# Twins!!



## LLFarms (Nov 5, 2012)

*new to this*

Finally after many false alarms our doe had her first kids.... Twins sadly our female was dead but clean our male left and not clean  will post photos after nursing him


----------



## groovyoldlady (Jul 21, 2011)

Oh...so sorry about your doe! Glad your little buck is ok, though!


----------



## ksalvagno (Oct 6, 2009)

Cute little guy!

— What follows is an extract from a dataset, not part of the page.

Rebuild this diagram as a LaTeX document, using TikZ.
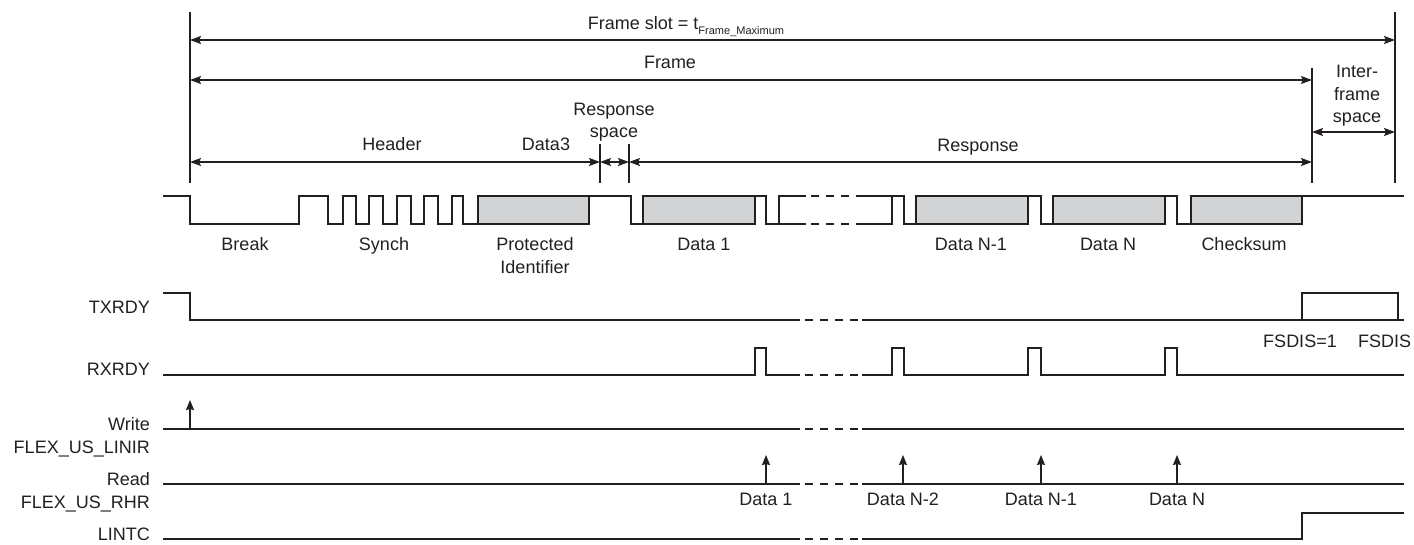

Sorry about the doe.


----------



## LLFarms (Nov 5, 2012)

I made the men go look again because I couldn't bare it before they had the "funeral" looks like they were both boys & the little runt is still holding on but still having issues so looks like I will be nursing tonight!!


----------



## LLFarms (Nov 5, 2012)

Poor little guy didn't make it thru the night


----------



## ksalvagno (Oct 6, 2009)

I'm so sorry. :hug:


----------



## gotGoat? (Oct 17, 2010)

I'm so sorry to hear that your little didn't make it


----------



## toth boer goats (Jul 20, 2008)

Oh no, I am so sorry


----------



## RMADairyGoats (Jun 20, 2011)

So sorry


----------



## HoosierShadow (Apr 20, 2010)

I'm so very very sorry  What an adorable baby too ♥ Life sure seems cruel sometimes  I hope and pray your doe will be fine, and you can get some kids from her when she's ready to try being a mama again.


----------